We tend to project that onto them because they're seemingly 'dynamic'. It
'does something' in a seemingly autonomous manner, plus we like the idea of
it and the 'computer' can be seen while a program is essentially
'invisible', but it's the program's creator that did the 'smarts', the
"solve problems and plan ahead" thinking, and not the 'computer'. The
computer just mechanically followed the program in a deterministic manner
according to the (program) creator's wishes.
If there isn't someone knowledgeable enough to know how to do whatever the
task is, then have it programmed, the computer is a useless pile of junk
just as a blank book would be useless pressed plant fibers (well, maybe
decent toilet paper). And, in that sense, the computer (hardware) is an
implementing 'medium' for the program. I.E. It has no form or function
without it. It's a 'blank medium', an empty book.
Comparing the wheel to a computer is a complex analogy, but I
haven't heard anything better.
If you're going to use a 'wheel' analogy you might as well go to the root
of it, consistent with your 'helper' theme, and simply say "tool" as that's
what a tool is: a man made object that helps perform a task. In that sense
it's 'better' because it's the root definition but that begs the issue of
which 'tool' the computer is most like.
You seem to be concerned with only the physical but my whole point is that
it's the *knowledge* transfer that makes the computer orders of magnitude
more significant than the typical tool and that that's also what made the
printing press so significant, the *knowledge* that it transferred.

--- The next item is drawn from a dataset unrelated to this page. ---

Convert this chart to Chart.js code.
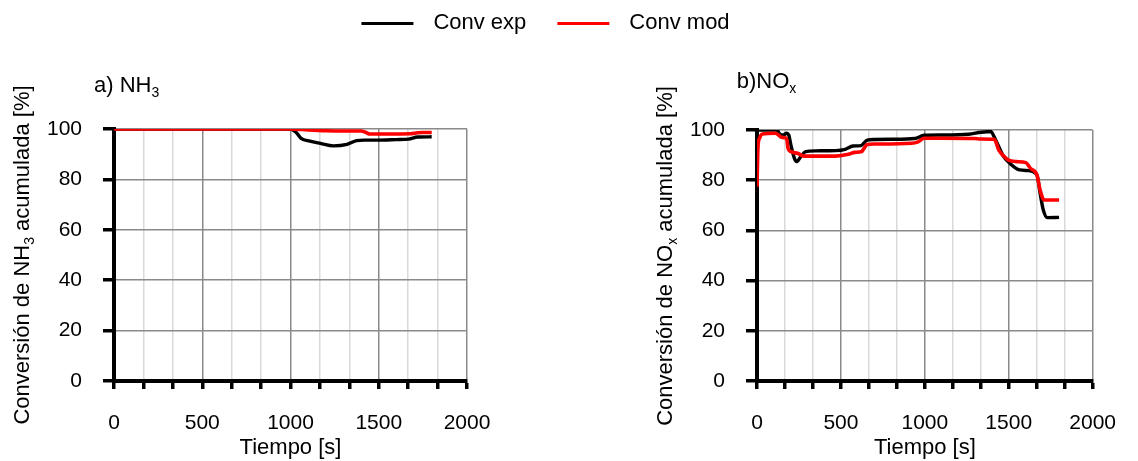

Mxsmanic's comment that the comparison is "written language" captures the
same essence of knowledge being the core of it but I think reproductive
distribution by mechanical means is an important aspect as well (perhaps
reserving the future Robotics "whole new approach" for something so
dramatically fundamental as the concept of speaking/writing itself). And
that's why I make the printing press analogy.

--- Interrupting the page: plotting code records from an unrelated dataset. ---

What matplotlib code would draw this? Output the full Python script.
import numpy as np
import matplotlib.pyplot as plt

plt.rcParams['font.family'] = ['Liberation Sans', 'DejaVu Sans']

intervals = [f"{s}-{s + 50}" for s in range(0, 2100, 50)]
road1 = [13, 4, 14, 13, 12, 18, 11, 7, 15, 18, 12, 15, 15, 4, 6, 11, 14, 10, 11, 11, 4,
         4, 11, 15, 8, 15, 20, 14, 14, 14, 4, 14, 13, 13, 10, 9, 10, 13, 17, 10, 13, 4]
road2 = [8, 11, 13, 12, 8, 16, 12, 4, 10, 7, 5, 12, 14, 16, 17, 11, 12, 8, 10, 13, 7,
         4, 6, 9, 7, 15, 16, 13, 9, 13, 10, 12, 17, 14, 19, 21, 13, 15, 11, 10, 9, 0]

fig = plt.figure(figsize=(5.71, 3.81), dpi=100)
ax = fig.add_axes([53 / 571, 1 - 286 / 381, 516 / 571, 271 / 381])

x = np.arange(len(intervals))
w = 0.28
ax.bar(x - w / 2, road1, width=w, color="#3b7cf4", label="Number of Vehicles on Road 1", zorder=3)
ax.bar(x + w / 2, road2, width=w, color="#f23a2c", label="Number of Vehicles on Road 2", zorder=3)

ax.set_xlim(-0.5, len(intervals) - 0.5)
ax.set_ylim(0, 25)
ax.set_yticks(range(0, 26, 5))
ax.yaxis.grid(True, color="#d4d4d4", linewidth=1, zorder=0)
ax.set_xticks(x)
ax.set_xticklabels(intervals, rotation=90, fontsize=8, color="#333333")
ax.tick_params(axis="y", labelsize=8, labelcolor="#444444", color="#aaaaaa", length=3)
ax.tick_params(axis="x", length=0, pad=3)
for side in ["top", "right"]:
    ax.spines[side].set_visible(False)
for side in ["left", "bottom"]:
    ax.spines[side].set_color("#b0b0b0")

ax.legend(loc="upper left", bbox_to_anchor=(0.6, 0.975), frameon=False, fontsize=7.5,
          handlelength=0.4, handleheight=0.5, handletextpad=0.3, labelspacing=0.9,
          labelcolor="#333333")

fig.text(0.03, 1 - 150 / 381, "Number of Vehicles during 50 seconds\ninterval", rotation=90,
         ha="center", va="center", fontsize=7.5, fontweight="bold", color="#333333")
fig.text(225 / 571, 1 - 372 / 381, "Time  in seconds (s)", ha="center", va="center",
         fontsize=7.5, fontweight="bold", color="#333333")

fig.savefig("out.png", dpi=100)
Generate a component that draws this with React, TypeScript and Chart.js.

Now one could say that the wheel enhanced knowledge transfer too but, as
you point out, there is no storage medium to it (people forget) and it's
not all that dramatically different than without one. The book and computer
have both, however, in spades. Give Socrates a wheel and he may be able to
meet and teach a few more people but put it in print, or a program, and the
number is limitless, spanning the ages. And following on, make a wheel and
you have a wheel, wonderful as it is. Teach a few people how to make wheels
and you have hundreds of wonderful wheels and creative minds making even
better ones but teach an infinite number how to make wheels...
It's the staggering magnitude of the distribution combined with the
empowering effect of knowledge and the synergism of knowledge begetting
knowledge that makes them (printed books and computers) so revolutionary.

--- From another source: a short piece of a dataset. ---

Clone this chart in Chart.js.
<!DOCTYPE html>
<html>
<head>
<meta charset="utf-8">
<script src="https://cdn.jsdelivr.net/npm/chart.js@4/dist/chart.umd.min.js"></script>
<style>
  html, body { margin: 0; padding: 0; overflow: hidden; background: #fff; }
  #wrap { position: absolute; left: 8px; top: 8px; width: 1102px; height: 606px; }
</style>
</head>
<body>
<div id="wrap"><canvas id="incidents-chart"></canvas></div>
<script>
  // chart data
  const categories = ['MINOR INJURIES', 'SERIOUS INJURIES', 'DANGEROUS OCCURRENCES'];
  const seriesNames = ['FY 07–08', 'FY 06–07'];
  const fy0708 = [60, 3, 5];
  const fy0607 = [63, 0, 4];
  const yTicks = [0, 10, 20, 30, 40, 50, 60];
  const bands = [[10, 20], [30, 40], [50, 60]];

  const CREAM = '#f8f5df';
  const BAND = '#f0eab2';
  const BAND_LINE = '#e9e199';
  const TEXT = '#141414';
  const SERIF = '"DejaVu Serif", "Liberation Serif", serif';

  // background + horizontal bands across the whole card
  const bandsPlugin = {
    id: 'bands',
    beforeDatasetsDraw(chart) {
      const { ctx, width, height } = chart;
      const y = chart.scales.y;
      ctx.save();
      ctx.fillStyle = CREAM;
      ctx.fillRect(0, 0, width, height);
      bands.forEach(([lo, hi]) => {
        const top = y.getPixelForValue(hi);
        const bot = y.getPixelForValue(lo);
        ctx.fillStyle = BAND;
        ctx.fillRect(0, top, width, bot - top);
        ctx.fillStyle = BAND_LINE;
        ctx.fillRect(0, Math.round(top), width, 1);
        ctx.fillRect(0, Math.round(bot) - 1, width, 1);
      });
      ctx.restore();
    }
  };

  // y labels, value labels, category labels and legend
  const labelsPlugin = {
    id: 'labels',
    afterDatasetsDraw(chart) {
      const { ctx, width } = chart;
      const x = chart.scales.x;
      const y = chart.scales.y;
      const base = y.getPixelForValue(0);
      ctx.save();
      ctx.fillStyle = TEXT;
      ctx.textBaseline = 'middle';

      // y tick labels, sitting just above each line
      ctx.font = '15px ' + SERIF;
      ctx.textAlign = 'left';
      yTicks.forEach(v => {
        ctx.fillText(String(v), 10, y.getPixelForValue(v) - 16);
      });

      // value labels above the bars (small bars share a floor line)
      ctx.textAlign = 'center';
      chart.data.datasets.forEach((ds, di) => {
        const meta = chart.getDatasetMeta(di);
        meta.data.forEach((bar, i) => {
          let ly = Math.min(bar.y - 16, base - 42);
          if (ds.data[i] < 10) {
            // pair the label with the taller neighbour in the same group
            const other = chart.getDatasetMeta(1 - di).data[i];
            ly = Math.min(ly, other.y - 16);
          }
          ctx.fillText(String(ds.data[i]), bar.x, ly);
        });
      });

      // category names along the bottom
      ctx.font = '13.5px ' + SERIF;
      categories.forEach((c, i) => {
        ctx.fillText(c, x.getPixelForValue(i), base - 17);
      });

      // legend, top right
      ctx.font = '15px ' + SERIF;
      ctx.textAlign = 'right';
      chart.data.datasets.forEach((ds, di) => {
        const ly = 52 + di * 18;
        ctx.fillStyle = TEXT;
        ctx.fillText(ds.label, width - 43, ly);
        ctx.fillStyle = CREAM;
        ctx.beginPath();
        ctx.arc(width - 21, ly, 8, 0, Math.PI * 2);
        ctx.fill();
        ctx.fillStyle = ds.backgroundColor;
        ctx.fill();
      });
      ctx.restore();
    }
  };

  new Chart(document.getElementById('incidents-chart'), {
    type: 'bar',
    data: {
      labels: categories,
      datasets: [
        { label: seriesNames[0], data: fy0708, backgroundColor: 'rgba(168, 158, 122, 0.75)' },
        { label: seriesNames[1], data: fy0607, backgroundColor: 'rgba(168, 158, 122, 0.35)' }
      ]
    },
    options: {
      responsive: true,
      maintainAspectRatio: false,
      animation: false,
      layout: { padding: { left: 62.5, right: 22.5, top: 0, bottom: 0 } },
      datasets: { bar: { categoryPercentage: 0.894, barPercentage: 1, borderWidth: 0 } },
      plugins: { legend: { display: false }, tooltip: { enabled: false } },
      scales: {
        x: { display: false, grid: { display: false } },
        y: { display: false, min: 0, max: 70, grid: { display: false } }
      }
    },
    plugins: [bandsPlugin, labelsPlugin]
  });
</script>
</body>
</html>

With all due apologies to Khan Noonien Singh, "Improve a [simple tool] and
you may double productivity. But improve [knowledge] and you gain a
thousandfold." The reason is readily apparent: wheels do not beget wheels
but knowledge does beget knowledge.
The computer adds a third, implementation. So I see it as an extension of
the 'knowledge enhancement' mechanism rather than a simple physical tool,
e.g. wheel.
Do you agree that Microsoft holds monopoly power over the desktop
operating system market?
I have refused to discuss it with you in the past and continue to do so.